What we are seeing now after more than 45 days of the regime’s collapse are isolated, random, chaotic actions like storming supermarkets and houses with some cases of kidnapping. At the same time, no clear and active intervention of the new police system has been noticed. Schools and universities are open while many governmental departments are still closed or suspended. At the same time, some of these groups have mounted loudspeakers on top of small trucks and driven through Christian neighborhoods in Aleppo announcing that all women should cover their heads. In Homs, posters have been placed on buildings demanding that women should wear the Islamic black gowns to cover their entire body. A third reported incident told of people in al-Sqylbieh burning Christmas trees but that a higher authority from HTS restored the trees and carried a cross to show respect. The church in Hama experienced bullets fired at a cross, for which HTS also apologized. Other than these isolated incidents, we have nothing to report and most importantly, no physical harm has come to any Christians as far as we know.
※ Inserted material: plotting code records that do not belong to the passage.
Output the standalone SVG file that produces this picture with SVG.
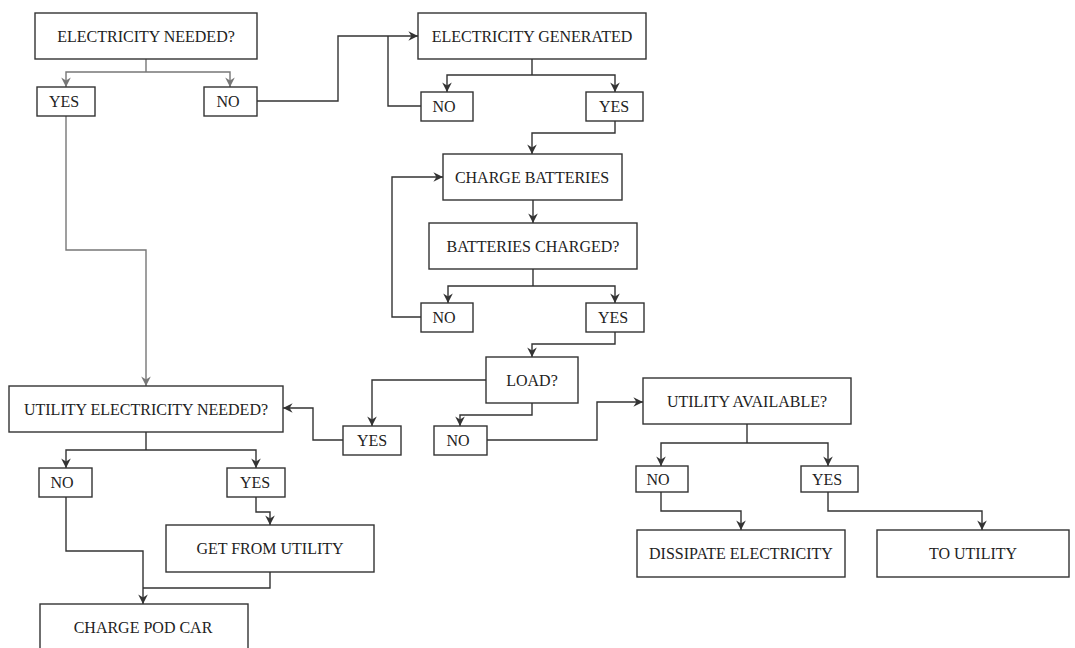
<svg xmlns="http://www.w3.org/2000/svg" width="1075" height="648" viewBox="0 0 1075 648">
  <defs>
    <marker id="arr" viewBox="0 0 10 10" refX="9" refY="5" markerWidth="12" markerHeight="12" markerUnits="userSpaceOnUse" orient="auto">
      <path d="M1,1 L9,5 L1,9 L3.5,5 z" fill="#333"/>
    </marker>
    <marker id="arrg" viewBox="0 0 10 10" refX="9" refY="5" markerWidth="12" markerHeight="12" markerUnits="userSpaceOnUse" orient="auto">
      <path d="M1,1 L9,5 L1,9 L3.5,5 z" fill="#777"/>
    </marker>
  </defs>
  <style>
    .box { fill: #fff; stroke: #333; stroke-width: 1.4; }
    .lbl { font-family: "Liberation Serif", "Times New Roman", serif; font-size: 16px; fill: #222; text-anchor: middle; dominant-baseline: central; }
    .edge { fill: none; stroke: #333; stroke-width: 1.4; marker-end: url(#arr); }
    .edge.grey { stroke: #777; marker-end: url(#arrg); }
    .edge.plain { marker-end: none; }
  </style>
  <rect width="1075" height="648" fill="#fff"/>

  <g id="connectors">
    <!-- ELECTRICITY NEEDED? split -->
    <path class="edge grey plain" d="M146,59 V72"/>
    <path class="edge grey" d="M146,72 H66 V87"/>
    <path class="edge grey" d="M146,72 H230 V87"/>
    <!-- NO -> ELECTRICITY GENERATED -->
    <path class="edge" d="M257,101 H338 V36 H418"/>
    <!-- generated NO loops back -->
    <path class="edge plain" d="M421,106 H388 V36"/>
    <!-- ELECTRICITY GENERATED split -->
    <path class="edge plain" d="M532,59 V75"/>
    <path class="edge" d="M532,75 H447 V92"/>
    <path class="edge" d="M532,75 H615 V92"/>
    <!-- YES -> CHARGE BATTERIES -->
    <path class="edge" d="M615,121 V133 H532 V154"/>
    <!-- CHARGE BATTERIES -> BATTERIES CHARGED? -->
    <path class="edge" d="M533,200 V223"/>
    <!-- BATTERIES CHARGED? split -->
    <path class="edge plain" d="M533,269 V286"/>
    <path class="edge" d="M533,286 H448 V303"/>
    <path class="edge" d="M533,286 H615 V303"/>
    <!-- NO loops to CHARGE BATTERIES -->
    <path class="edge" d="M421,317 H392 V177 H443"/>
    <!-- YES -> LOAD? -->
    <path class="edge" d="M615,332 V344 H532 V357"/>
    <!-- LOAD? -> YES / NO -->
    <path class="edge" d="M486,380 H372 V426"/>
    <path class="edge" d="M532,403 V415 H460 V426"/>
    <!-- load YES -> UTILITY ELECTRICITY NEEDED? -->
    <path class="edge" d="M343,440 H313 V408 H283"/>
    <!-- load NO -> UTILITY AVAILABLE? -->
    <path class="edge" d="M487,440 H597 V402 H643"/>
    <!-- YES (needed) -> UTILITY ELECTRICITY NEEDED? -->
    <path class="edge grey" d="M66,116 V250 H146 V386"/>
    <!-- UTILITY ELECTRICITY NEEDED? split -->
    <path class="edge plain" d="M146,432 V450"/>
    <path class="edge" d="M146,450 H66 V468"/>
    <path class="edge" d="M146,450 H256 V468"/>
    <!-- YES -> GET FROM UTILITY -->
    <path class="edge" d="M256,497 V512 H270 V525"/>
    <!-- NO / GET FROM UTILITY -> CHARGE POD CAR -->
    <path class="edge" d="M66,497 V551 H143 V604"/>
    <path class="edge plain" d="M270,572 V588 H143"/>
    <!-- UTILITY AVAILABLE? split -->
    <path class="edge plain" d="M747,424 V443"/>
    <path class="edge" d="M747,443 H661 V466"/>
    <path class="edge" d="M747,443 H828 V466"/>
    <!-- outcomes -->
    <path class="edge" d="M661,492 V511 H741 V530"/>
    <path class="edge" d="M828,492 V511 H982 V530"/>
  </g>

  <g id="n-electricity-needed"><rect class="box" x="35" y="13" width="222" height="46"/><text class="lbl" x="146" y="36">ELECTRICITY NEEDED?</text></g>
  <g id="n-needed-yes"><rect class="box" x="37" y="87" width="58" height="29"/><text class="lbl" x="64" y="101.5">YES</text></g>
  <g id="n-needed-no"><rect class="box" x="204" y="87" width="53" height="29"/><text class="lbl" x="228" y="101.5">NO</text></g>

  <g id="n-electricity-generated"><rect class="box" x="418" y="13" width="228" height="46"/><text class="lbl" x="532" y="36">ELECTRICITY GENERATED</text></g>
  <g id="n-generated-no"><rect class="box" x="421" y="92" width="52" height="29"/><text class="lbl" x="444" y="106.5">NO</text></g>
  <g id="n-generated-yes"><rect class="box" x="586" y="92" width="57" height="29"/><text class="lbl" x="614" y="106.5">YES</text></g>

  <g id="n-charge-batteries"><rect class="box" x="443" y="154" width="179" height="46"/><text class="lbl" x="532" y="177">CHARGE BATTERIES</text></g>
  <g id="n-batteries-charged"><rect class="box" x="429" y="223" width="208" height="46"/><text class="lbl" x="533" y="246">BATTERIES CHARGED?</text></g>
  <g id="n-charged-no"><rect class="box" x="421" y="303" width="52" height="29"/><text class="lbl" x="444" y="317.5">NO</text></g>
  <g id="n-charged-yes"><rect class="box" x="586" y="303" width="58" height="29"/><text class="lbl" x="613" y="317.5">YES</text></g>

  <g id="n-load"><rect class="box" x="486" y="357" width="92" height="46"/><text class="lbl" x="532" y="380">LOAD?</text></g>
  <g id="n-load-yes"><rect class="box" x="343" y="426" width="58" height="29"/><text class="lbl" x="372" y="440.5">YES</text></g>
  <g id="n-load-no"><rect class="box" x="434" y="426" width="53" height="29"/><text class="lbl" x="458" y="440.5">NO</text></g>

  <g id="n-utility-electricity-needed"><rect class="box" x="9" y="386" width="274" height="46"/><text class="lbl" x="146" y="409">UTILITY ELECTRICITY NEEDED?</text></g>
  <g id="n-utility-no"><rect class="box" x="39" y="468" width="53" height="29"/><text class="lbl" x="62" y="482.5">NO</text></g>
  <g id="n-utility-yes"><rect class="box" x="227" y="468" width="58" height="29"/><text class="lbl" x="255" y="482.5">YES</text></g>
  <g id="n-get-from-utility"><rect class="box" x="166" y="525" width="208" height="47"/><text class="lbl" x="270" y="548.5">GET FROM UTILITY</text></g>
  <g id="n-charge-pod-car"><rect class="box" x="40" y="604" width="208" height="50"/><text class="lbl" x="143" y="627">CHARGE POD CAR</text></g>

  <g id="n-utility-available"><rect class="box" x="643" y="378" width="208" height="46"/><text class="lbl" x="747" y="401">UTILITY AVAILABLE?</text></g>
  <g id="n-available-no"><rect class="box" x="636" y="466" width="52" height="26"/><text class="lbl" x="658" y="479">NO</text></g>
  <g id="n-available-yes"><rect class="box" x="801" y="466" width="57" height="26"/><text class="lbl" x="827" y="479">YES</text></g>
  <g id="n-dissipate"><rect class="box" x="637" y="530" width="208" height="47"/><text class="lbl" x="741" y="553.5">DISSIPATE ELECTRICITY</text></g>
  <g id="n-to-utility"><rect class="box" x="877" y="530" width="192" height="47"/><text class="lbl" x="973" y="553.5">TO UTILITY</text></g>
</svg>
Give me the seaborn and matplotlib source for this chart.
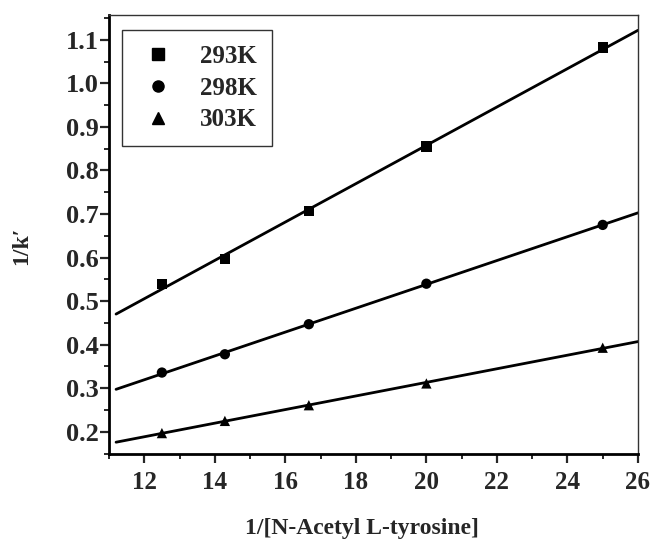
import numpy as np
import pandas as pd
import seaborn as sns
import matplotlib
matplotlib.use("Agg")
import matplotlib.pyplot as plt
from matplotlib.lines import Line2D
from matplotlib.ticker import MultipleLocator, FormatStrFormatter

# Reciprocal concentration of N-acetyl L-tyrosine
inv_conc = [12.5, 14.286, 16.667, 20.0, 25.0]

# 1/k' at each temperature
inv_k_293 = [0.539, 0.597, 0.707, 0.855, 1.082]
inv_k_298 = [0.336, 0.378, 0.447, 0.540, 0.675]
inv_k_303 = [0.197, 0.225, 0.261, 0.311, 0.393]

temperatures = ["293K", "298K", "303K"]
series = [inv_k_293, inv_k_298, inv_k_303]
markers = {"293K": "s", "298K": "o", "303K": "^"}

df = pd.DataFrame({
    "x": np.tile(inv_conc, len(temperatures)),
    "y": np.concatenate(series),
    "T": np.repeat(temperatures, len(inv_conc)),
})

# Least-squares lines over the plotted x range
x_fit = np.linspace(11.2, 26.0, 50)
fit_rows = []
for t, ys in zip(temperatures, series):
    m, b = np.polyfit(inv_conc, ys, 1)
    fit_rows.append(pd.DataFrame({"x": x_fit, "y": m * x_fit + b, "T": t}))
fit_df = pd.concat(fit_rows, ignore_index=True)

sns.set_style("ticks")
plt.rcParams["font.family"] = ["Liberation Serif", "DejaVu Serif"]
plt.rcParams["font.weight"] = "bold"

fig = plt.figure(figsize=(6.5, 5.39), dpi=100)
ax = fig.add_axes([0.1677, 0.1577, 0.8138, 0.8145])

sns.lineplot(data=fit_df, x="x", y="y", units="T", estimator=None,
             color="black", linewidth=2.0, ax=ax, legend=False)
sns.scatterplot(data=df, x="x", y="y", style="T", markers=markers,
                color="black", s=55, edgecolor="black", linewidth=0,
                ax=ax, legend=False)

ax.set_xlim(11.0, 26.0)
ax.set_ylim(0.149, 1.157)
ax.xaxis.set_major_locator(MultipleLocator(2))
ax.xaxis.set_minor_locator(MultipleLocator(1))
ax.yaxis.set_major_locator(MultipleLocator(0.1))
ax.yaxis.set_minor_locator(MultipleLocator(0.05))
ax.yaxis.set_major_formatter(FormatStrFormatter("%.1f"))

ax.tick_params(axis="both", which="major", direction="out", length=6.5,
               width=1.6, labelsize=18)
ax.tick_params(axis="y", which="major", labelsize=19, pad=1)
ax.tick_params(axis="x", which="major", pad=6)
ax.tick_params(axis="both", which="minor", direction="out", length=3.5,
               width=1.4)
for lab in ax.get_xticklabels() + ax.get_yticklabels():
    lab.set_fontweight("bold")

for side in ["left", "bottom"]:
    ax.spines[side].set_linewidth(2.0)
    ax.spines[side].set_color("black")
for side in ["top", "right"]:
    ax.spines[side].set_visible(True)
    ax.spines[side].set_linewidth(1.0)
    ax.spines[side].set_color("#333333")

ax.set_xlabel("1/[N-Acetyl L-tyrosine]", fontsize=17, fontweight="bold")
ax.set_ylabel("1/k\u2032", fontsize=17, fontweight="bold")
ax.xaxis.set_label_coords(0.478, -0.146)
ax.yaxis.set_label_coords(-0.146, 0.474)

handles = [Line2D([], [], marker=markers[t], color="black", linestyle="none",
                  markersize=8) for t in temperatures]
leg = ax.legend(handles, temperatures, loc="upper left",
                bbox_to_anchor=(0.025, 0.966), frameon=True, fancybox=False,
                edgecolor="black", prop={"size": 18, "weight": "bold"},
                handletextpad=0.84, labelspacing=0.35, borderpad=0.6,
                handlelength=1.68, borderaxespad=0.0)
leg.get_frame().set_linewidth(1.0)

fig.savefig("out.png", dpi=100)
Greetings from our NESSL Pastors
“Please continue to keep us in your prayers, as we will keep you in ours. The solidarity and love from our partners like you help illuminate our path during these difficult times. We look forward to continuing to strengthen our partnership and supporting each other in faith."
Grace and Peace, Adon Namaan Pastor, Homs
"This new situation led Syrians to live in a state of uncertainty. And many questions were raised on what kind of authority are we going to have in Syria? Although the main group "Hayaat Tahrir Alsham" or HTS is trying its best to calm down people's fears, still people are afraid since the HTS comes from a radical, exclusivist terrorist background."